Friday, November 4, 2011

Change in plans...

October 31, 2011

Having had to move for the second time in 3 months, I am now back to square one on how to tie up my backstrap loom.  I am in a smaller room than ever and I simply can't find a spot that works.  The frustration of this is at an all time high!

There is no room for my usual table (if you recall I found it trash picking and it worked perfect), and I don't think the walls in a mobile home will take the pulling very well.  I am made to feel much more welcome here, but I often find my weaving a meditative solitary endeavor.  In other words, even though I could weave in the living room, there is a HUGE big screen, 2 adults and a 6 yr. old alot of the time in the same room.

In thinking about this dilemma ever since I first started to do backstrap weaving, I am find it a total PITA each time I have to move.  I am finding that for my purposes this loom is anything but portable...or maybe to clarify, it is portable in that it is easily moved and transported, but not portable as to finding a place to tie up.  Maybe if I were in another country where folks sit outside alot more, a tree would be very handy!  But here in Florida in the southern United States, between the mosquitoes, flies and humidity, as I have a choice, I prefer to weave indoors.  Thus the dilemma.

So I have been researching Inkle looms for quite some time now.  For many reasons.  Direct warping being one of them, no need for a warp board.  Easier! and less gear is a good thing.  Longer warps, most have somewhere around 6 to 9 feet capacity...if not more.  A 9 ft. warp on a backstrap is beyond my current skill set or need.  Along with the fact that 9 feet of the same weaving is boring after a point.  I love that it will allow me to use the same techniques I am currently using on my backstrap also.

For a long time the 4 1/2" width seemed narrow, but I have come to the conclusion that this is about my maximum width anyway, my comfort zone as it were.  Especially since I am no longer afraid (Thanks Dana) of my sewing machine, and of course still have access to the large Wave my friend owns any time I want to use it (or can find space for it). 

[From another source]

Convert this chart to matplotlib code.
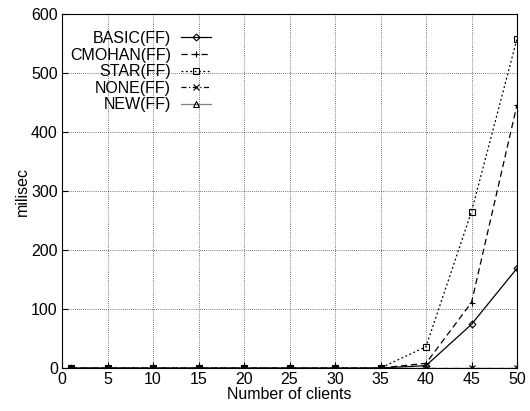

SOOOOOO...my friend's, yesterday I ordered an inkle loom.  It is made by Northwest looms.  It holds 9 1/2 ft. of warp and has a weaving width maximum of 5 1/2 in.  It also has two sides, one that comes off for warping and then is placed back onto the loom to keep the pegs from bending or becoming loose from the tension on the warp while weaving.  I already have a hook on the wall to hang it when not in use.

I can either use it on a table, or I have even seen folks rest the far end on the floor while weaving.  No extra pieces of furniture taking up valuable floor space and no need for a fixed object that won't move while weaving.  No need to scoot my chair up or the table closer while weaving either.  Much more user friendly in my current circumstance.

If you have never visited Northwest looms...please do.  I talked to Mr. Tony in person yesterday and found him to be a lovely gentleman.  I am excited to get started!

I got these pictures off of the Northwest site.  My loom will be Oak, which is what I think this one is made of also.

Here is a shot of it with the side off...Another point to notice is that the tension peg has a large wing-nut on both sides of the loom.  I am sure this will make for an easier time using the tension peg.    Can't wait!


MarthaVA said...

I hope this solves your space issues. I can only imagine it must be really difficult to be constantly moving. I hope you are settled in for a time and that this inkle loom will help you get your weaving done even easier.

ASpinnerWeaver said...

This is a nice loom, well made from beautiful woods. I have one like it and the removable second side is especially nice when moving a warped loom from place to place. It prevents warps from falling off the side.